--- start ---

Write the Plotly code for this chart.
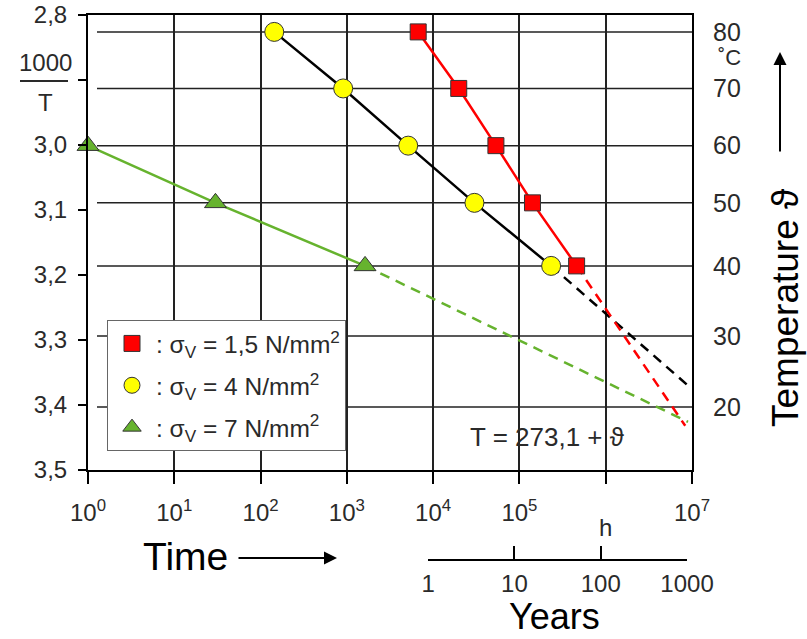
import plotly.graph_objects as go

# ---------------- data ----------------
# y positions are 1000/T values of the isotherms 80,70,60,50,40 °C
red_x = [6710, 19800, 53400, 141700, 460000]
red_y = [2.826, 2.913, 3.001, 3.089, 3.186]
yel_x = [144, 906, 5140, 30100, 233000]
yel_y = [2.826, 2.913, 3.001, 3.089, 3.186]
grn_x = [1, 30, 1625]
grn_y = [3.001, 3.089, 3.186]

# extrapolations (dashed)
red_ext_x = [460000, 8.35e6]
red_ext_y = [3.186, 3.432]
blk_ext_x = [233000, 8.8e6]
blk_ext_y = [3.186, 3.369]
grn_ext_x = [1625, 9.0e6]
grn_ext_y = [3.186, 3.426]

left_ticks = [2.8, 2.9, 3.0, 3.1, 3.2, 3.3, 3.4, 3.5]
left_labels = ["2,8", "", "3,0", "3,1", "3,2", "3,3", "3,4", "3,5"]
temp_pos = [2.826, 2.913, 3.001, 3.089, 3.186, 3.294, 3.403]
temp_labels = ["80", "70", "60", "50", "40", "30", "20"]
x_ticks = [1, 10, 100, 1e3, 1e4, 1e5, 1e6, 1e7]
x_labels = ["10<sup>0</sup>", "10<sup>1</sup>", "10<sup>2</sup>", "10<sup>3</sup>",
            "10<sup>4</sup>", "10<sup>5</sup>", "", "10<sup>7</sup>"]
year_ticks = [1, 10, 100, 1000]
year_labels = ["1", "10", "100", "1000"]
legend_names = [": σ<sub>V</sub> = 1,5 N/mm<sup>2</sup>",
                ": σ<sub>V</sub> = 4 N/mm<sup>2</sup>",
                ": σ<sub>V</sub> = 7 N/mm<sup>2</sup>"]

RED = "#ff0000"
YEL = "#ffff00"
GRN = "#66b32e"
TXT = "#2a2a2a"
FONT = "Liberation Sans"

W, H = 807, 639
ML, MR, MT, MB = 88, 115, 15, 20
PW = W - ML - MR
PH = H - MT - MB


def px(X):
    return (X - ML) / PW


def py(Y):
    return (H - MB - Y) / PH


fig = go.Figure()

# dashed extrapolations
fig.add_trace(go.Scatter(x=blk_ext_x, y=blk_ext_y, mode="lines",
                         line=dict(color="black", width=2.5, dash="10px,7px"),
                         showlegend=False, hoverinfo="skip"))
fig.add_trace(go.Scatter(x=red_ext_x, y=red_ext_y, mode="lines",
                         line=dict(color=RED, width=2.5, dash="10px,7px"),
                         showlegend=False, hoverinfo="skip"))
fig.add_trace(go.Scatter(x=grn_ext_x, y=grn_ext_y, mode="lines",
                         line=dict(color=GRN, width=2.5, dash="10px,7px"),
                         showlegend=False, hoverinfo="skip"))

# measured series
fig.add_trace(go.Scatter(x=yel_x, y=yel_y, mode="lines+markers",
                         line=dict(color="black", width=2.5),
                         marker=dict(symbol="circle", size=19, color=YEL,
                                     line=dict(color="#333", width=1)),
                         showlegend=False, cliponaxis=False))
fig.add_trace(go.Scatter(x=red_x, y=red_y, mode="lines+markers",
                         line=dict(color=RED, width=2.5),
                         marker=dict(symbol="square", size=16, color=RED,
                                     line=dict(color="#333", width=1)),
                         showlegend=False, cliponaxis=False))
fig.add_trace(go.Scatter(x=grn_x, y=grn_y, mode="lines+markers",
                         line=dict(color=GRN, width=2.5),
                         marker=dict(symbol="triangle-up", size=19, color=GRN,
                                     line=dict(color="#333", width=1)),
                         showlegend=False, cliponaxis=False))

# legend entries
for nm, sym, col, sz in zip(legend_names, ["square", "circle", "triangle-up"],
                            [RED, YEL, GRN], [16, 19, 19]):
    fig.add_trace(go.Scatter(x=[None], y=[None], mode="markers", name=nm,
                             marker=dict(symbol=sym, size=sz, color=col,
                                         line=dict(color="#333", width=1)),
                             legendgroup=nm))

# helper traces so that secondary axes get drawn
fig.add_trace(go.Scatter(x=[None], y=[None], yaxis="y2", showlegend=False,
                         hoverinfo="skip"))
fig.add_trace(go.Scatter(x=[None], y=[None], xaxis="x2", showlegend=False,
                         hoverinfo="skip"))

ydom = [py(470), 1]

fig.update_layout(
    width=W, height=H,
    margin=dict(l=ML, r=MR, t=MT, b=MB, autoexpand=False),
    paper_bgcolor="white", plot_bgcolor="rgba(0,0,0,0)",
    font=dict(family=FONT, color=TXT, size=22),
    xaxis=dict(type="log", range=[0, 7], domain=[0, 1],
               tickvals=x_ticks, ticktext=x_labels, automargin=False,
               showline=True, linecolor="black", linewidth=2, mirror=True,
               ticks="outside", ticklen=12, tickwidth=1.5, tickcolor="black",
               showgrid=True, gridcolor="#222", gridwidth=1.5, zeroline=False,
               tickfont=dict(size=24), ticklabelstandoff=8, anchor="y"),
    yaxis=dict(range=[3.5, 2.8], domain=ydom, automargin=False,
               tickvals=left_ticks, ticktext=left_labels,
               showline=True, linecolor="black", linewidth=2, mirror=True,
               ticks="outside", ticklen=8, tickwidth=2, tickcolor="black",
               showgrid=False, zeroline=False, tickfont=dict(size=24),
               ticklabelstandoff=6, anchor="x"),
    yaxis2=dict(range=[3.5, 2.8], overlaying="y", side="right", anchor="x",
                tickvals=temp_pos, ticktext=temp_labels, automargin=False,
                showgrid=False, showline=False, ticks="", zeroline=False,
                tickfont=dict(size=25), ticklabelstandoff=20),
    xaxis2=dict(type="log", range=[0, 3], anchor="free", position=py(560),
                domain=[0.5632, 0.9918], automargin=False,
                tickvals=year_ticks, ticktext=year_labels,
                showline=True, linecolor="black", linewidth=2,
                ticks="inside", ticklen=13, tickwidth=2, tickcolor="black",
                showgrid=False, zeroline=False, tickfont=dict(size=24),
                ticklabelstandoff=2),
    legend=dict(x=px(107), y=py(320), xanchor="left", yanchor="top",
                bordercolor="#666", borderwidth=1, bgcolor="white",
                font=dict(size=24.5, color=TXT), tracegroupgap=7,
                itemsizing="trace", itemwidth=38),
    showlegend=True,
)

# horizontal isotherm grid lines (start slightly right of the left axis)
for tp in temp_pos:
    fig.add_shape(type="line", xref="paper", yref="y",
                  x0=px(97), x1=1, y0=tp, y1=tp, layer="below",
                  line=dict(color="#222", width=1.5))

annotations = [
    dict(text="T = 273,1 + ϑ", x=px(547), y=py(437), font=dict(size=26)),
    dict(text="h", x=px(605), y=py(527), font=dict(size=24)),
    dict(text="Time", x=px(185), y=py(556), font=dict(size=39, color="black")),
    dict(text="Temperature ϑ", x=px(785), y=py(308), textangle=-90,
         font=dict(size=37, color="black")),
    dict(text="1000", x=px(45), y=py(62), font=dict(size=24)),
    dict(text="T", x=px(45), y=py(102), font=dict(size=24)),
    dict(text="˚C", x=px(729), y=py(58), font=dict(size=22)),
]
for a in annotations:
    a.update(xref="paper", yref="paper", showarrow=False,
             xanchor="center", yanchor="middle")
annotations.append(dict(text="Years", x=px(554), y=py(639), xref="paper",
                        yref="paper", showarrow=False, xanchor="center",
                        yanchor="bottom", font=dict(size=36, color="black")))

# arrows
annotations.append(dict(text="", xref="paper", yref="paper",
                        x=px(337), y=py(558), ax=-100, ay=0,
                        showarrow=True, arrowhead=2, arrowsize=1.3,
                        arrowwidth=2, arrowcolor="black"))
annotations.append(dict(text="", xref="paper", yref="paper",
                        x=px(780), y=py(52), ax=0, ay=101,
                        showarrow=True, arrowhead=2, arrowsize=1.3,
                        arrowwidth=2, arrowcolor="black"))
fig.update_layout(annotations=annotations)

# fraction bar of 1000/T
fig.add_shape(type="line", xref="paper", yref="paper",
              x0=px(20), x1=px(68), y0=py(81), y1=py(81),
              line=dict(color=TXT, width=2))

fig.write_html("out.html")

--- end ---

**PROBLEM STATEMENT:** Copy exactly the lines running from the beginning of the listing through the line that has "grn_ext_y = [3.186, 3.426]". Drop the pictures.

**FINISHED ANSWER:**
Write the Plotly code for this chart.
import plotly.graph_objects as go

# ---------------- data ----------------
# y positions are 1000/T values of the isotherms 80,70,60,50,40 °C
red_x = [6710, 19800, 53400, 141700, 460000]
red_y = [2.826, 2.913, 3.001, 3.089, 3.186]
yel_x = [144, 906, 5140, 30100, 233000]
yel_y = [2.826, 2.913, 3.001, 3.089, 3.186]
grn_x = [1, 30, 1625]
grn_y = [3.001, 3.089, 3.186]

# extrapolations (dashed)
red_ext_x = [460000, 8.35e6]
red_ext_y = [3.186, 3.432]
blk_ext_x = [233000, 8.8e6]
blk_ext_y = [3.186, 3.369]
grn_ext_x = [1625, 9.0e6]
grn_ext_y = [3.186, 3.426]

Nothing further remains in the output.